Leis e decisões judiciais devem ser respeitadas. Elas não são meras sugestões, tampouco peças decorativas de um regime democrático. Elas valem. Podemos discordar delas, podemos lutar por sua alteração, mas não podemos simplesmente ignorá-las quando não atendem aos nossos interesses. O Estado de Direito só se sustenta no respeito às normas, e qualquer tentativa de relativizá-las abre espaço para o caos.
Sempre critiquei (e continuo criticando) a mania que o poder público, seja o Executivo ou o Legislativo, tem de criar leis e depois abandoná-las à própria sorte. São normas que nascem com discursos inflamados, mas que morrem sem implantação, sem monitoramento, sem cobrança. Já testemunhei isso inúmeras vezes. No tempo em que participei do Observatório Social de Apucarana, acompanhei de perto dezenas de pedidos de cumprimento de leis enviados ao Executivo municipal. Leis que, no papel, representavam conquistas, mas que, na prática, nunca chegaram a beneficiar os cidadãos.
Se esse descaso já é grave quando parte do poder público, torna-se ainda mais escandaloso quando olhamos a postura de certos cidadãos. Leis existem para garantir regras mínimas de convivência. Uma sociedade sem lei é uma sociedade sem norte. Mas muitos indivíduos, movidos por arrogância e interesses mesquinhos, escolhem quais leis querem cumprir. Rasgam a Constituição no discurso e ainda se travestem de “cidadãos de bem”. Querem todos os direitos, mas fogem de qualquer responsabilidade.
Ilustro com um exemplo: um empreendedor, cheio de pressa e sede de lucro, decide instalar seu negócio em uma área que a legislação não permite. A norma existe para proteger a coletividade de danos ambientais, de transtornos urbanos ou de riscos à saúde pública. Mas o indivíduo, ensopado de arrogância, recusa-se a aceitar a negativa do poder público. Com o peito estufado e a língua afiada, dispara: “Vou fazer do mesmo jeito, que mudem a lei se for preciso”. Ou seja, se sua vontade não cabe na regra, que se ajuste a regra à sua vontade. E a sociedade que arque com os prejuízos.

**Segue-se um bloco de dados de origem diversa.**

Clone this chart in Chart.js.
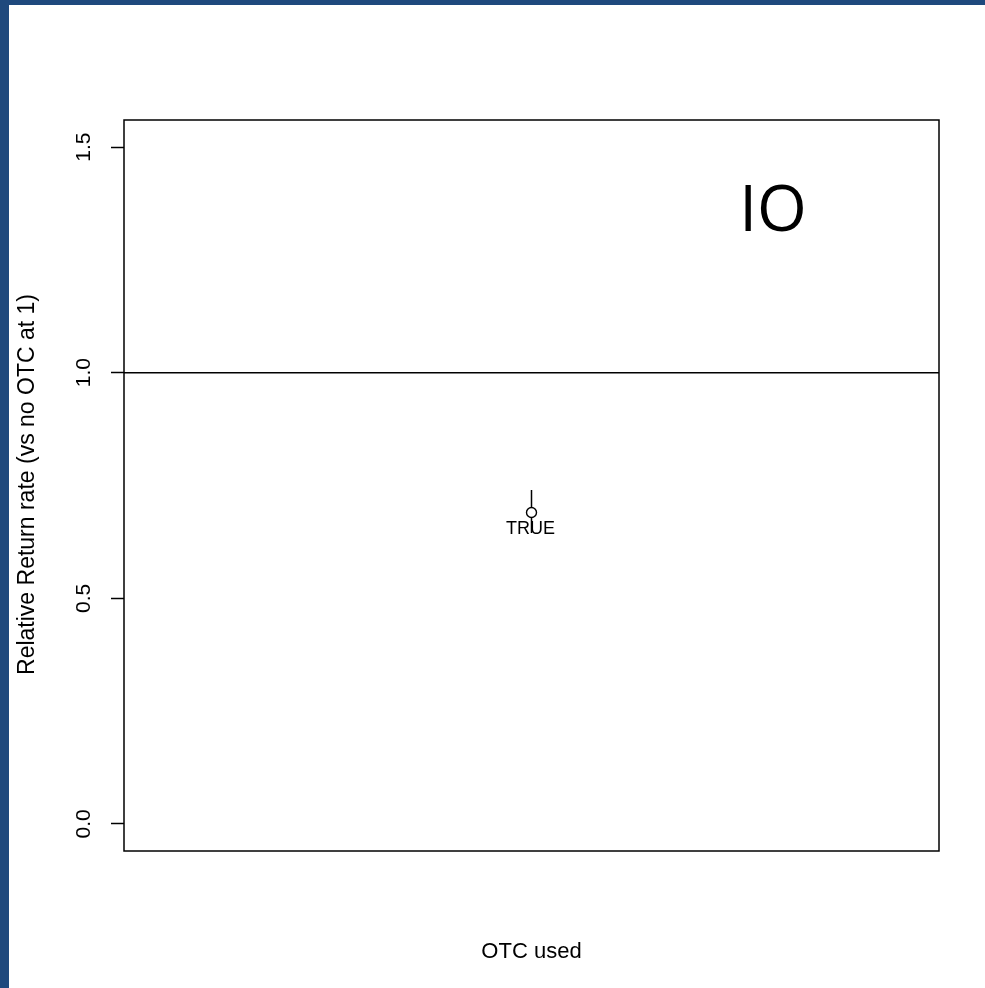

Esse tipo de comportamento não é apenas egoísta. É nocivo, perigoso e, sobretudo, injusto. Leis não podem ser adaptadas para satisfazer desejos de alguns poucos. Elas existem para proteger a coletividade. Quando deixam de tratar os iguais de forma igualitária, aí sim é hora de revê-las. Mas jamais se deve abrir espaço para privilégios fabricados sob medida.
Indigna-me ver como certos grupos, revestidos de poder político, econômico ou midiático, tentam distorcer esse princípio básico. Com um telefonema influente ou uma ameaça velada, moldam leis e decisões para atender interesses privados. Enquanto isso, o cidadão comum é obrigado a cumprir regras rígidas, sem voz e sem vez.
Pior ainda é o comportamento daqueles que querem todas as vantagens do coletivo sem cumprir com suas obrigações. São os que não pagam impostos, mas exigem escolas de qualidade e ruas asfaltadas. São os que poluem rios e áreas públicas, mas reclamam da falta de espaços de lazer. São os que violam leis de trânsito, mas se indignam quando sofrem acidentes. A hipocrisia, nesses casos, chega a ser nauseante.
Na minha opinião a sociedade não pode tolerar esses falsos cidadãos de bem, que bradam por liberdade apenas quando ela lhes convém, mas que não hesitam em sufocar o direito coletivo em nome do próprio bolso. A lei é um pacto social. É dura? Pode ser. É falha? Sem dúvida. Mas é ela que nos permite conviver. Alterar a lei deve ser um processo democrático e coletivo focado no bem comum, não um capricho de quem tem dinheiro ou influência.